Many different societies have used their own special calendar
during recorded history. Most have been based on the apparent
motion in the sky of the Sun or Moon. Early in the Roman Empire,
around what we would now call 400 BC, a calendar with a year of
365 days was instituted. Over time, the calendar got out of step
with the seasons, and the Emperor Julius Caesar declared every fourth year
to be a 'leap year' (with an extra day) and, to solve the past problems,
the year we would call 46 BC was made 445 days long!
The Gregorian civil calendar is a solar calendar, calculated
without reference to the Moon. However, the Gregorian
calendar also includes rules for determining the date of
Easter and other religious holidays, which are based on
both the Sun and the Moon. The Gregorian calendar was
quickly adopted by Roman Catholic countries. Other
countries adopted it later, sometimes choosing only the
civil part. It was not adopted by the Soviet Union until
1918; Turkey did not adopt it until 1927.
The year used to begin at different times in different
localities. The Roman year originally began in March; December,
whose name is derived from the Latin word for "ten," was
the tenth month of the year. (Similarly, September was the
seventh month, October, the eighth, and November, the ninth.)
In 153 BC, Roman consuls
began taking office on January 1, which became the
beginning of the year. This practice was retained in the
Julian and Gregorian calendars, although other starting
dates continued to be used; England and its colonies, for
example, used March 25 and the Julian reckoning until 1752.
Thus, George Washington was officially born on Feb. 11,
1731, Old Style (O.S.); this is Feb. 22, 1732, Gregorian,
or New Style (N.S.).
The Babylonians used a nonastronomical, 7-day interval, the
week, which was adopted by the Jews. The seventh day, the
Sabbath, was given a religious significance.
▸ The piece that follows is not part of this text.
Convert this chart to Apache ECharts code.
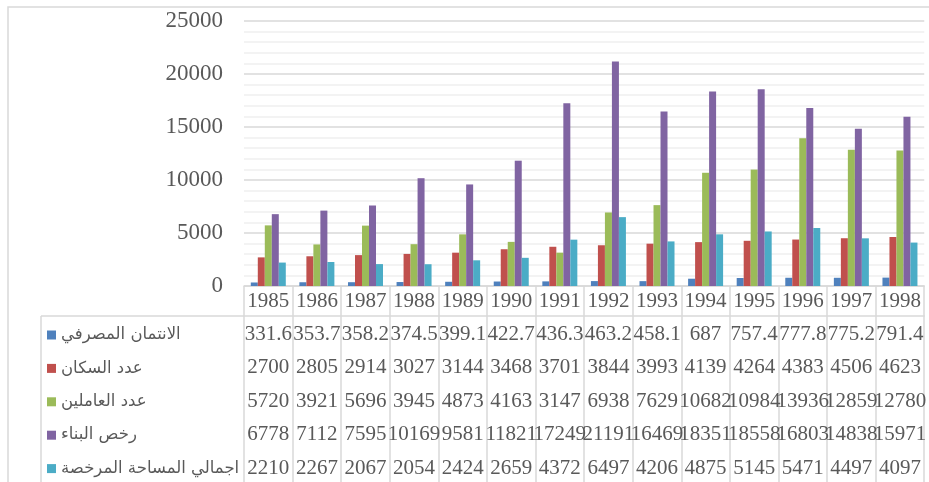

Independently, the Romans associated a cycle of 7 days with
the Sun, the Moon, and the five known planets. Their names
became attached to the days of the week: Sunday (dies solis, "Sun's
day"), Monday (dies lunae, "Moon's day"), and
Saturday (dies Saturni, "Saturn's day") retain their names
derived directly from the Roman culture, and Tuesday ("Tiw's
day"), Wednesday ("Woden's day"), Thursday ("Thor's
day"), and Friday ("Frigg's day") are derived from the
Germanic equivalents of Mars, Mercury, Jupiter, and Venus,
In ancient calendars, years were generally numbered
according to the year of a ruler's reign. About AD 525, a
monk named Dionysius Exiguus suggested that years be
counted from the birth of Christ, which was designated AD
(anno Domini, "the year of the Lord") 1. This proposal
came to be adopted throughout Christendom during the next 500 years.
The year before AD 1 is designated 1 BC (before Christ).
(There was no "year zero!")
Dionysius had referred the year of Christ's birth to other
eras. Modern chronology, however, suggests that Dionysius had
been off in his calculations that now firmly places the event
of Jesus' Birth at about 4 BC.
The 1st century of the Christian Era began in AD 1, the 2d
in AD 101; the 21st began in 2001.
The Hebrew calendar in use today begins at the Creation,
which is calculated to have occurred 3,760 years before the
The week consists of 7 days, beginning with
Saturday, the Sabbath.
The year consists of 12 lunar
months -- Tishri, Heshvan, Kislav, Tebet, Shebat, Adar,
Nisan, Iyar, Sivan, Tammuz, Ab, and Elul -- which are
alternately 29 and 30 days long. Because a year is some 11
days longer than 12 lunar months, a 13th month ve-Adar, is
added seven times during every 19-year cycle.
Therefore, the Hebrew calendar stays fairly synchronized with
Muslims begin their calendar at the day and year (July 16,
622, by the Gregorian calendar) when Muhammad fled from
Mecca to Medina. (The Hegira actually occurred around two
months after their beginning of that official lunar year.)
There are 12 lunar months of alternate 30
and 29 days, making the year 354 days long. Because of the
shortness of the year, the months move backward through all
the seasons, completing a cycle every 32 1/2 years.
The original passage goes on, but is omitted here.